What is asked:
From the first line of the listing below, retype each line up to and including the one with "ax.plot(x, spannung_wolmir, color='#0a0a80', lw=2.4, zorder=3)"; pictures stay out.

Recorded information:
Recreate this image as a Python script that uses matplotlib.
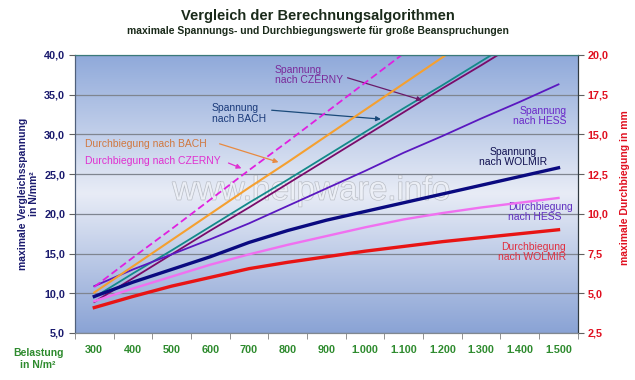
import numpy as np
import matplotlib
matplotlib.use('Agg')
import matplotlib.pyplot as plt
import matplotlib.patheffects as pe
from matplotlib.colors import LinearSegmentedColormap

plt.rcParams['font.family'] = ['Liberation Sans', 'DejaVu Sans']

# Belastung in N/m²
loads = [300, 400, 500, 600, 700, 800, 900, 1000, 1100, 1200, 1300, 1400, 1500]

# Spannung in N/mm² (left axis)
spannung_czerny = [8.9, 11.9, 14.9, 17.9, 20.8, 23.8, 26.8, 29.8, 32.8, 35.8, 38.7, 41.7, 44.7]
spannung_bach = [9.5, 12.5, 15.4, 18.4, 21.4, 24.3, 27.3, 30.3, 33.3, 36.2, 39.2, 42.2, 45.1]
spannung_hess = [10.9, 13.0, 14.9, 16.8, 18.8, 21.0, 23.2, 25.4, 27.7, 29.8, 32.0, 34.1, 36.3]
spannung_wolmir = [9.6, 11.4, 13.0, 14.6, 16.4, 17.9, 19.2, 20.3, 21.4, 22.5, 23.6, 24.7, 25.8]

# Durchbiegung in mm (right axis)
durchb_czerny = [5.4, 7.25, 9.05, 10.9, 12.75, 14.55, 16.4, 18.25, 20.1, 21.9, 23.75, 25.6, 27.4]
durchb_bach = [5.05, 6.7, 8.35, 10.0, 11.65, 13.25, 14.9, 16.55, 18.2, 19.85, 21.5, 23.15, 24.8]
durchb_hess = [4.5, 5.3, 6.05, 6.8, 7.45, 8.05, 8.6, 9.15, 9.65, 10.05, 10.4, 10.7, 11.0]
durchb_wolmir = [4.1, 4.8, 5.45, 6.0, 6.55, 6.95, 7.3, 7.65, 7.95, 8.25, 8.5, 8.75, 9.0]

x = np.arange(len(loads))

fig = plt.figure(figsize=(6.35, 3.8), dpi=100)
ax = fig.add_axes([0.118, 0.1237, 0.792, 0.7316])
ax2 = ax.twinx()

# gradient background
cmap = LinearSegmentedColormap.from_list('bg', [(0, '#8aa3d5'), (0.5, '#e8ecf6'), (1, '#8fa9da')])
grad = np.linspace(0, 1, 256).reshape(-1, 1)
ax.imshow(grad, extent=[0, 1, 0, 1], transform=ax.transAxes, aspect='auto',
          cmap=cmap, origin='lower', zorder=0)

ax.set_xlim(-0.5, len(loads) - 0.5)
ax.set_ylim(5, 40)
ax2.set_ylim(2.5, 20)

ax.plot(x, spannung_czerny, color='#7a0a6a', lw=1.3, zorder=3)
ax.plot(x, spannung_bach, color='#138a8a', lw=1.3, zorder=3)
ax.plot(x, spannung_hess, color='#5a18c0', lw=1.3, zorder=3)
ax.plot(x, spannung_wolmir, color='#0a0a80', lw=2.4, zorder=3)

ax2.plot(x, durchb_czerny, color='#e020e0', lw=1.3, ls=(0, (4, 2)))
ax2.plot(x, durchb_bach, color='#f5a030', lw=1.5)
ax2.plot(x, durchb_hess, color='#f070f0', lw=1.7)
ax2.plot(x, durchb_wolmir, color='#e81414', lw=2.4)

# grid + ticks
ax.set_yticks(np.arange(5, 41, 5))
ax.set_yticklabels([f'{v:.1f}'.replace('.', ',') for v in np.arange(5, 41, 5)])
ax.grid(axis='y', color='#7f8590', lw=0.9)
ax.set_axisbelow(True)
ax2.set_yticks(np.arange(2.5, 20.1, 2.5))
ax2.set_yticklabels([f'{v:.1f}'.replace('.', ',') for v in np.arange(2.5, 20.1, 2.5)])

ax.set_xticks(x)
ax.set_xticklabels([f'{v:,}'.replace(',', '.') for v in loads])
ax.set_xticks(np.arange(-0.5, len(loads), 1), minor=True)
ax.tick_params(axis='x', which='major', length=0, pad=9, labelsize=7.8, labelcolor='#2e8b2e')
ax.tick_params(axis='x', which='minor', length=4, color='#808080')
ax.tick_params(axis='y', length=4, color='#606060', labelsize=7.8, labelcolor='#1a1a6e', pad=3)
ax2.tick_params(axis='y', length=4, color='#606060', labelsize=7.8, labelcolor='#e01020', pad=3)
for lab in ax.get_xticklabels() + ax.get_yticklabels() + ax2.get_yticklabels():
    lab.set_fontweight('bold')

for a in (ax, ax2):
    a.spines['left'].set_color('#50607a')
    a.spines['right'].set_color('#303a40')
    a.spines['top'].set_color('#3a7a7a')
    a.spines['bottom'].set_color('#808890')

# axis labels
fig.text(0.045, 0.49, 'maximale Vergleichsspannung\nin N/mm²', rotation=90, ha='center', va='center',
         fontsize=7.5, fontweight='bold', color='#1a1a6e', linespacing=1.1)
fig.text(0.984, 0.505, 'maximale Durchbiegung in mm', rotation=90, ha='center', va='center',
         fontsize=7.5, fontweight='bold', color='#e01020')
fig.text(0.06, 0.055, 'Belastung\nin N/m²', ha='center', va='center', fontsize=7.5,
         fontweight='bold', color='#2e8b2e', linespacing=1.15)

# titles
fig.text(0.5, 0.958, 'Vergleich der Berechnungsalgorithmen', ha='center', va='center',
         fontsize=10.5, fontweight='bold', color='#1a2a1a')
fig.text(0.5, 0.918, 'maximale Spannungs- und Durchbiegungswerte für große Beanspruchungen',
         ha='center', va='center', fontsize=7.5, fontweight='bold', color='#1a2a1a')

# watermark
ax.text(0.47, 0.51, 'www.helpware.info', transform=ax.transAxes, ha='center', va='center',
        fontsize=24, color='#eef1f8', alpha=0.85, zorder=2,
        path_effects=[pe.withStroke(linewidth=0.9, foreground='#b0b4bc')])


def axf(px, py):
    return ((px - 75) / 503, (333 - py) / 278)


# labels with arrows
ax.text(*axf(275, 75), 'Spannung\nnach CZERNY', transform=ax.transAxes, ha='left', va='center',
        fontsize=7.5, color='#7a2a9a', linespacing=1.1, zorder=5)
ax.annotate('', xy=(8.54, 34.2), xytext=axf(345, 77), textcoords='axes fraction',
            arrowprops=dict(arrowstyle='-|>', color='#6a1a6a', lw=0.9, mutation_scale=7), zorder=5)

ax.text(*axf(212, 113.5), 'Spannung\nnach BACH', transform=ax.transAxes, ha='left', va='center',
        fontsize=7.5, color='#1a3a7a', linespacing=1.1, zorder=5)
ax.annotate('', xy=(7.48, 31.9), xytext=axf(269, 110), textcoords='axes fraction',
            arrowprops=dict(arrowstyle='-|>', color='#1a4a7a', lw=0.9, mutation_scale=7), zorder=5)

ax.text(*axf(85, 144), 'Durchbiegung nach BACH', transform=ax.transAxes, ha='left', va='center',
        fontsize=7.5, color='#d07840', zorder=5)
ax2.annotate('', xy=(4.83, 13.2), xytext=axf(217, 143), textcoords='axes fraction',
             arrowprops=dict(arrowstyle='-|>', color='#e88a40', lw=0.9, mutation_scale=7), zorder=5)

ax.text(*axf(85, 161.5), 'Durchbiegung nach CZERNY', transform=ax.transAxes, ha='left', va='center',
        fontsize=7.5, color='#e030d0', zorder=5)
ax2.annotate('', xy=(3.87, 12.8), xytext=axf(226, 162), textcoords='axes fraction',
             arrowprops=dict(arrowstyle='-|>', color='#e030d0', lw=0.9, mutation_scale=7), zorder=5)

ax.text(*axf(567, 116), 'Spannung\nnach HESS', transform=ax.transAxes, ha='right', va='center',
        fontsize=7.5, color='#6a28c8', linespacing=1.1, multialignment='right', zorder=5)
ax.text(*axf(513, 157), 'Spannung\nnach WOLMIR', transform=ax.transAxes, ha='center', va='center',
        fontsize=7.5, color='#101050', linespacing=1.1, zorder=5)
ax.text(*axf(508, 212), 'Durchbiegung\nnach HESS', transform=ax.transAxes, ha='left', va='center',
        fontsize=7.5, color='#6030c0', linespacing=1.1, zorder=5)
ax.text(*axf(566, 252), 'Durchbiegung\nnach WOLMIR', transform=ax.transAxes, ha='right', va='center',
        fontsize=7.5, color='#e03040', linespacing=1.1, multialignment='right', zorder=5)

fig.savefig('out.png', dpi=100, facecolor='white')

The solution:
Recreate this image as a Python script that uses matplotlib.
import numpy as np
import matplotlib
matplotlib.use('Agg')
import matplotlib.pyplot as plt
import matplotlib.patheffects as pe
from matplotlib.colors import LinearSegmentedColormap

plt.rcParams['font.family'] = ['Liberation Sans', 'DejaVu Sans']

# Belastung in N/m²
loads = [300, 400, 500, 600, 700, 800, 900, 1000, 1100, 1200, 1300, 1400, 1500]

# Spannung in N/mm² (left axis)
spannung_czerny = [8.9, 11.9, 14.9, 17.9, 20.8, 23.8, 26.8, 29.8, 32.8, 35.8, 38.7, 41.7, 44.7]
spannung_bach = [9.5, 12.5, 15.4, 18.4, 21.4, 24.3, 27.3, 30.3, 33.3, 36.2, 39.2, 42.2, 45.1]
spannung_hess = [10.9, 13.0, 14.9, 16.8, 18.8, 21.0, 23.2, 25.4, 27.7, 29.8, 32.0, 34.1, 36.3]
spannung_wolmir = [9.6, 11.4, 13.0, 14.6, 16.4, 17.9, 19.2, 20.3, 21.4, 22.5, 23.6, 24.7, 25.8]

# Durchbiegung in mm (right axis)
durchb_czerny = [5.4, 7.25, 9.05, 10.9, 12.75, 14.55, 16.4, 18.25, 20.1, 21.9, 23.75, 25.6, 27.4]
durchb_bach = [5.05, 6.7, 8.35, 10.0, 11.65, 13.25, 14.9, 16.55, 18.2, 19.85, 21.5, 23.15, 24.8]
durchb_hess = [4.5, 5.3, 6.05, 6.8, 7.45, 8.05, 8.6, 9.15, 9.65, 10.05, 10.4, 10.7, 11.0]
durchb_wolmir = [4.1, 4.8, 5.45, 6.0, 6.55, 6.95, 7.3, 7.65, 7.95, 8.25, 8.5, 8.75, 9.0]

x = np.arange(len(loads))

fig = plt.figure(figsize=(6.35, 3.8), dpi=100)
ax = fig.add_axes([0.118, 0.1237, 0.792, 0.7316])
ax2 = ax.twinx()

# gradient background
cmap = LinearSegmentedColormap.from_list('bg', [(0, '#8aa3d5'), (0.5, '#e8ecf6'), (1, '#8fa9da')])
grad = np.linspace(0, 1, 256).reshape(-1, 1)
ax.imshow(grad, extent=[0, 1, 0, 1], transform=ax.transAxes, aspect='auto',
          cmap=cmap, origin='lower', zorder=0)

ax.set_xlim(-0.5, len(loads) - 0.5)
ax.set_ylim(5, 40)
ax2.set_ylim(2.5, 20)

ax.plot(x, spannung_czerny, color='#7a0a6a', lw=1.3, zorder=3)
ax.plot(x, spannung_bach, color='#138a8a', lw=1.3, zorder=3)
ax.plot(x, spannung_hess, color='#5a18c0', lw=1.3, zorder=3)
ax.plot(x, spannung_wolmir, color='#0a0a80', lw=2.4, zorder=3)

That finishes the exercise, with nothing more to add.